1. Much of the information in this paragraph comes from Richard Elliot Friedman’s “Who Wrote the Bible?”, a clear and easy text explaining the development of the Documentary Hypothesis, and one which a clear-headed believer should not haven much trouble with.

2. This type of assignment is usually made on the assumption that the Biblical authors would only have written things that would benefit themselves, and thus a source that talks about Hebron must be from the Kingdom of Judah, which was originally based in Hebron. Simply put, this assumption is one of several options, and not necessarily the preferred one, as people, particularly religious people, are often motivated by something other than personal gain.

3. Jacob Milgrom, Leviticus, Yale Anchor Bible Commentary, Vol. 1, Introduction.

4. For more on this, see Professor Alan Brill’s fantastic interviews with Professor David Carr and Professor Jacob Wright.

5. This has also called into question some of R’ Breuer’s conclusions, and thus many religious academics have failed to embrace it.

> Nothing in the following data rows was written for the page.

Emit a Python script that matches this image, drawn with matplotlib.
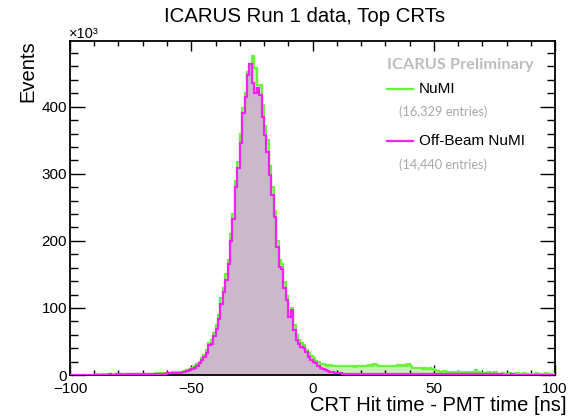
import numpy as np
import matplotlib
matplotlib.use("Agg")
import matplotlib.pyplot as plt
from matplotlib.ticker import MultipleLocator

# histogram bin edges, 1 ns bins
edges = np.arange(-100, 101, 1)

# NuMI, events per bin (x10^3)
numi = [
    0.4, 0.5, 0.3, 0.6, 0.5, 0.4, 0.7, 0.5, 0.6, 0.4,
    0.6, 0.8, 0.5, 0.9, 0.7, 0.8, 1.0, 0.7, 0.9, 1.1,
    1.0, 1.6, 0.9, 1.5, 1.2, 1.8, 1.1, 1.6, 1.3, 1.7,
    1.5, 1.9, 1.6, 2.2, 1.8, 2.6, 2.3, 3.0, 3.5, 3.2,
    3.6, 3.4, 3.8, 4.2, 4.0, 4.6, 5.2, 6.0, 7.0, 8.5,
    10.5, 13, 16, 20, 25, 30, 37, 47, 52, 62,
    75, 90, 115, 130, 150, 172, 210, 240, 290, 318,
    360, 398, 420, 452, 462, 476, 458, 432, 432, 403,
    372, 350, 312, 280, 245, 200, 172, 165, 138, 118,
    96, 100, 74, 60, 52, 48, 44, 38, 33, 28,
    25, 21, 19, 17, 16, 15, 14, 15, 14, 13,
    14, 13, 14, 13, 13, 14, 13, 12, 13, 14,
    13, 13, 14, 15, 14, 16, 15, 14, 13, 14,
    14, 13, 14, 13, 14, 15, 14, 15, 14, 16,
    13, 10, 10, 11, 10, 9, 10, 9, 10, 9,
    7, 6, 5, 5, 6, 5, 5, 4, 5, 5,
    4, 5, 4, 4, 4, 5, 5, 7, 4, 3,
    3, 3, 4, 3, 2, 4, 2, 2, 3, 2,
    2, 3, 2, 2, 3, 2, 2, 3, 2, 2,
    2, 2, 3, 2, 2, 2, 3, 2, 2, 2,
]

# Off-Beam NuMI, events per bin (x10^3)
offbeam = [
    0.3, 0.4, 0.3, 0.5, 0.4, 0.3, 0.6, 0.4, 0.5, 0.3,
    0.5, 0.6, 0.4, 0.7, 0.5, 0.6, 0.8, 0.5, 0.7, 0.9,
    0.8, 1.0, 0.7, 1.1, 0.9, 1.2, 1.0, 1.3, 1.1, 1.4,
    1.2, 1.5, 1.3, 1.7, 1.5, 1.9, 1.6, 2.0, 2.2, 2.0,
    2.4, 2.6, 2.5, 3.0, 3.2, 3.5, 4.0, 4.8, 5.5, 7.0,
    9, 11, 14, 18, 22, 27, 33, 44, 46, 58,
    68, 84, 106, 124, 142, 165, 200, 232, 280, 308,
    346, 390, 415, 448, 463, 436, 421, 428, 418, 385,
    358, 333, 298, 269, 236, 191, 161, 158, 130, 112,
    87, 97, 67, 52, 46, 42, 40, 34, 27, 22,
    20, 18, 14, 11, 9, 7, 6, 5, 4, 3.5,
    3, 2.5, 2.2, 2.0, 2.1, 1.8, 2.0, 1.9, 1.7, 2.0,
    1.8, 1.9, 2.0, 1.7, 1.8, 2.1, 1.9, 1.6, 1.8, 1.7,
    1.9, 1.6, 1.8, 1.7, 1.5, 1.8, 1.6, 1.7, 1.5, 1.6,
    1.4, 1.6, 1.5, 1.3, 1.5, 1.4, 1.2, 1.4, 1.3, 1.2,
    1.3, 1.1, 1.2, 1.0, 1.2, 1.1, 1.0, 1.2, 0.9, 1.0,
    1.1, 0.9, 1.0, 0.8, 1.0, 0.9, 0.8, 1.0, 0.9, 0.8,
    0.9, 0.7, 0.8, 0.9, 0.7, 0.8, 0.6, 0.8, 0.7, 0.6,
    0.7, 0.6, 0.8, 0.6, 0.7, 0.5, 0.6, 0.7, 0.5, 0.6,
    0.5, 0.6, 0.4, 0.6, 0.5, 0.4, 0.6, 0.5, 0.4, 0.5,
]

x_ticks = [-100, -50, 0, 50, 100]
x_labels = ["\u2212100", "\u221250", "0", "50", "100"]
y_ticks = [0, 100, 200, 300, 400]

green_line = "#6cf23e"
green_fill = "#c4f2b2"
mag_line = "#f023f0"
mag_fill = "#cbb9cb"

plt.rcParams["font.family"] = ["Liberation Sans", "DejaVu Sans"]

fig = plt.figure(figsize=(5.76, 4.19), dpi=100)
ax = fig.add_axes([70 / 576, 44 / 419, 485 / 576, 334 / 419])

ax.stairs(numi, edges, fill=True, color=green_fill, zorder=1)
ax.stairs(offbeam, edges, fill=True, color=mag_fill, zorder=2)
ax.stairs(numi, edges, color=green_line, linewidth=1.6, zorder=3)
ax.stairs(offbeam, edges, color=mag_line, linewidth=1.6, zorder=4)

ax.set_xlim(-100, 100)
ax.set_ylim(0, 498)

ax.xaxis.set_minor_locator(MultipleLocator(10))
ax.yaxis.set_minor_locator(MultipleLocator(20))
ax.set_xticks(x_ticks)
ax.set_xticklabels(x_labels)
ax.set_yticks(y_ticks)

ax.tick_params(axis="both", which="both", direction="in", top=True, right=True,
               labelsize=11, width=1.0)
ax.tick_params(axis="x", which="major", length=7, pad=5)
ax.tick_params(axis="x", which="minor", length=3.5)
ax.tick_params(axis="y", which="major", length=11, pad=2)
ax.tick_params(axis="y", which="minor", length=5.5)
for s in ax.spines.values():
    s.set_linewidth(1.3)

fig.text(305 / 576, 1 - 17 / 419, "ICARUS Run 1 data, Top CRTs", fontsize=14.7,
         ha="center", va="center")
fig.text(28 / 576, 1 - 40 / 419, "Events", fontsize=14.5, rotation=90,
         ha="center", va="top")
fig.text(566 / 576, 1 - 405 / 419, "CRT Hit time - PMT time [ns]", fontsize=14.5,
         ha="right", va="center")
fig.text(69 / 576, 1 - 34 / 419, "\u00d710\u00b3", fontsize=10.5, ha="left", va="center")

# legend block
fig.text(460 / 576, 1 - 65 / 419, "ICARUS Preliminary", fontsize=11.8, color="#bdbdbd",
         fontweight="bold", family="Lato", ha="center", va="center")
fig.add_artist(plt.Line2D([387 / 576, 413 / 576], [1 - 89 / 419] * 2,
                          color=green_line, linewidth=1.6))
fig.text(419 / 576, 1 - 89 / 419, "NuMI", fontsize=11, ha="left", va="center")
fig.text(399 / 576, 1 - 112 / 419, "(16,329 entries)", fontsize=9.2, color="#a8a8a8",
         family="Lato", ha="left", va="center")
fig.add_artist(plt.Line2D([387 / 576, 413 / 576], [1 - 141 / 419] * 2,
                          color=mag_line, linewidth=1.6))
fig.text(419 / 576, 1 - 141 / 419, "Off-Beam NuMI", fontsize=11, ha="left", va="center")
fig.text(399 / 576, 1 - 165 / 419, "(14,440 entries)", fontsize=9.2, color="#a8a8a8",
         family="Lato", ha="left", va="center")

plt.savefig("out.png", dpi=100)
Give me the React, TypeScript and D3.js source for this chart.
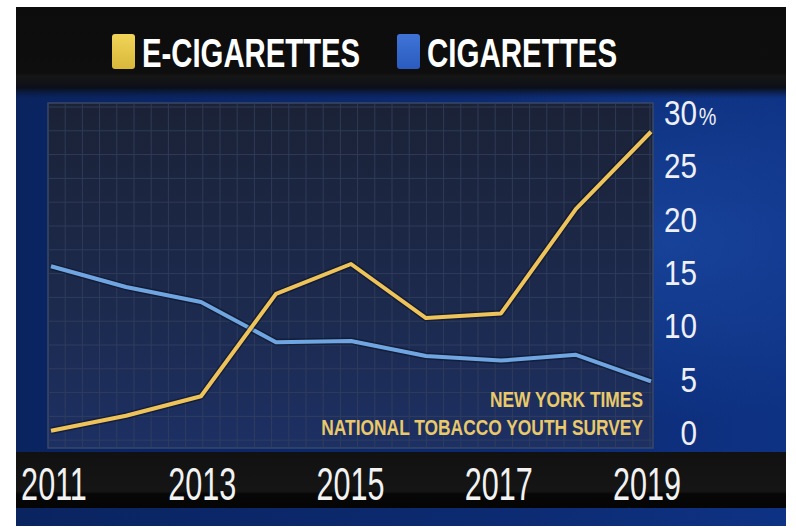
import React from "react";
import * as d3 from "d3";

const years = [2011, 2012, 2013, 2014, 2015, 2016, 2017, 2018, 2019];
const eCigarettes = [1.5, 2.8, 4.5, 13.4, 16.0, 11.3, 11.7, 20.8, 27.5];
const cigarettes = [15.8, 14.0, 12.7, 9.2, 9.3, 8.0, 7.6, 8.1, 5.8];
const yTicks = [0, 5, 10, 15, 20, 25, 30];
const xTicks = [2011, 2013, 2015, 2017, 2019];
const seriesNames = ["E-CIGARETTES", "CIGARETTES"];
const sourceLines = ["NEW YORK TIMES", "NATIONAL TOBACCO YOUTH SURVEY"];

const W = 796;
const H = 531;
const plot = { left: 48, right: 653, top: 103, bottom: 448 };
const font = "'Liberation Sans', Arial, sans-serif";

function CText({
  x,
  y,
  sx,
  anchor = "start",
  size,
  weight = "normal",
  fill,
  children,
}: {
  x: number;
  y: number;
  sx: number;
  anchor?: string;
  size: number;
  weight?: string;
  fill: string;
  children: React.ReactNode;
}) {
  return (
    <text
      transform={`translate(${x},${y}) scale(${sx},1)`}
      textAnchor={anchor}
      fontFamily={font}
      fontSize={size}
      fontWeight={weight}
      fill={fill}
    >
      {children}
    </text>
  );
}

export default function App() {
  const x = d3.scaleLinear().domain([2011, 2019]).range([51, 651]);
  const y = d3.scaleLinear().domain([0, 30]).range([plot.bottom, plot.top]);
  const xLabel = d3.scaleLinear().domain([2011, 2019]).range([54, 647]);
  const yLabel = d3.scaleLinear().domain([0, 30]).range([445, 125]);

  const line = d3
    .line<number>()
    .x((_, i) => x(years[i]))
    .y((d) => y(d));

  const vGrid = d3.range(plot.left + 17.2, plot.right, 17.2);
  const hGrid = d3.range(plot.top + 4, plot.bottom, 23.8);

  return (
    <svg
      width={W}
      height={H}
      style={{ position: "absolute", left: 0, top: 0, background: "#fff" }}
    >
      <defs>
        <linearGradient id="panelBg" x1="0" y1="0" x2="1" y2="0">
          <stop offset="0" stopColor="#0a2460" />
          <stop offset="0.6" stopColor="#0c2a70" />
          <stop offset="1" stopColor="#0e3284" />
        </linearGradient>
        <radialGradient id="glow" cx="0.85" cy="0.45" r="0.35">
          <stop offset="0" stopColor="#1f52b0" stopOpacity="0.55" />
          <stop offset="1" stopColor="#1f52b0" stopOpacity="0" />
        </radialGradient>
        <linearGradient id="plotBg" x1="0" y1="0" x2="0" y2="1">
          <stop offset="0" stopColor="#1b2236" />
          <stop offset="0.6" stopColor="#1c2a4e" />
          <stop offset="1" stopColor="#1d3064" />
        </linearGradient>
        <linearGradient id="topBand" x1="0" y1="0" x2="0" y2="1">
          <stop offset="0" stopColor="#0c0c0c" />
          <stop offset="0.72" stopColor="#0e0e0e" />
          <stop offset="0.75" stopColor="#161616" />
          <stop offset="0.88" stopColor="#0b0f18" />
          <stop offset="1" stopColor="#0a1d4a" stopOpacity="0" />
        </linearGradient>
        <linearGradient id="botBand" x1="0" y1="0" x2="0" y2="1">
          <stop offset="0" stopColor="#111" />
          <stop offset="0.7" stopColor="#151515" />
          <stop offset="0.75" stopColor="#070707" />
          <stop offset="1" stopColor="#050505" />
        </linearGradient>
        <linearGradient id="yelSq" x1="0" y1="0" x2="0" y2="1">
          <stop offset="0" stopColor="#f0d458" />
          <stop offset="1" stopColor="#d9b83a" />
        </linearGradient>
        <linearGradient id="bluSq" x1="0" y1="0" x2="0" y2="1">
          <stop offset="0" stopColor="#3f74d6" />
          <stop offset="1" stopColor="#2b5bbf" />
        </linearGradient>
      </defs>

      {/* panel */}
      <rect x={16} y={7} width={770} height={519} fill="url(#panelBg)" />
      <rect x={16} y={7} width={770} height={519} fill="url(#glow)" />

      {/* top band */}
      <rect x={16} y={7} width={770} height={92} fill="url(#topBand)" />

      {/* plot area */}
      <rect
        x={plot.left}
        y={plot.top}
        width={plot.right - plot.left}
        height={plot.bottom - plot.top}
        fill="url(#plotBg)"
        stroke="#3a4868"
        strokeWidth={1.5}
      />
      <g stroke="#34405e" strokeWidth={1} opacity={0.8}>
        {vGrid.map((gx, i) => (
          <line key={"v" + i} x1={gx} x2={gx} y1={plot.top} y2={plot.bottom} />
        ))}
        {hGrid.map((gy, i) => (
          <line key={"h" + i} x1={plot.left} x2={plot.right} y1={gy} y2={gy} />
        ))}
      </g>

      {/* source */}
      <CText x={643} y={407} sx={0.79} anchor="end" size={22} weight="bold" fill="#e9c96a">
        {sourceLines[0]}
      </CText>
      <CText x={643} y={435} sx={0.79} anchor="end" size={22} weight="bold" fill="#e9c96a">
        {sourceLines[1]}
      </CText>

      {/* lines */}
      {[cigarettes, eCigarettes].map((s, i) => (
        <g key={i}>
          <path
            d={line(s) || ""}
            fill="none"
            stroke="#0d1428"
            strokeOpacity={0.6}
            strokeWidth={7}
            strokeLinejoin="round"
          />
          <path
            d={line(s) || ""}
            fill="none"
            stroke={i === 0 ? "#6fa6e2" : "#eec45a"}
            strokeWidth={4}
            strokeLinejoin="round"
          />
        </g>
      ))}

      {/* y labels */}
      {yTicks.map((t) =>
        t === 30 ? (
          <CText key={t} x={664} y={yLabel(t)} sx={0.825} size={36} fill="#eef0f6">
            {t}
            <tspan fontSize={24} dx={2}>%</tspan>
          </CText>
        ) : (
          <CText key={t} x={697} y={yLabel(t)} sx={0.825} anchor="end" size={36} fill="#eef0f6">
            {t}
          </CText>
        )
      )}

      {/* bottom band */}
      <rect x={16} y={452} width={770} height={56} fill="url(#botBand)" />
      {xTicks.map((t) => (
        <CText key={t} x={xLabel(t)} y={500} sx={0.665} anchor="middle" size={46} fill="#f2f2f2">
          {t}
        </CText>
      ))}

      {/* legend */}
      <rect x={112} y={34} width={23} height={35} rx={3} fill="url(#yelSq)" />
      <rect x={397} y={34} width={23} height={35} rx={3} fill="url(#bluSq)" />
      <CText x={142} y={67} sx={0.715} size={41} weight="bold" fill="#ffffff">
        {seriesNames[0]}
      </CText>
      <CText x={427} y={67} sx={0.72} size={41} weight="bold" fill="#ffffff">
        {seriesNames[1]}
      </CText>
    </svg>
  );
}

However, it should also be noted that this newer conception is largely based on the assumption that ancient Israelite society functioned just like the societies around it, something not necessarily conclusive.

6. For more on the development of internal debates of Form Criticism, see Appendix II of Meir Weiss, “The Bible From Within”.

7. This was the “Holistic Method” of Moshe Greenberg, which is wonderfully and masterfully demonstrated in his analysis of Yehezkal’s vision of Idolatry in the Bet HaMikdash in Yehezkal 8-11.

8. For a survey of the development of Literary Criticism, including the literary-critical sides of Form Criticism, see the First Introduction to “The Bible From Within.”

9. Robert Alter, “The Art of the Biblical Narrative”, Chapter 8, “Narration and Knowledge”.

10. Her critiques can be found here.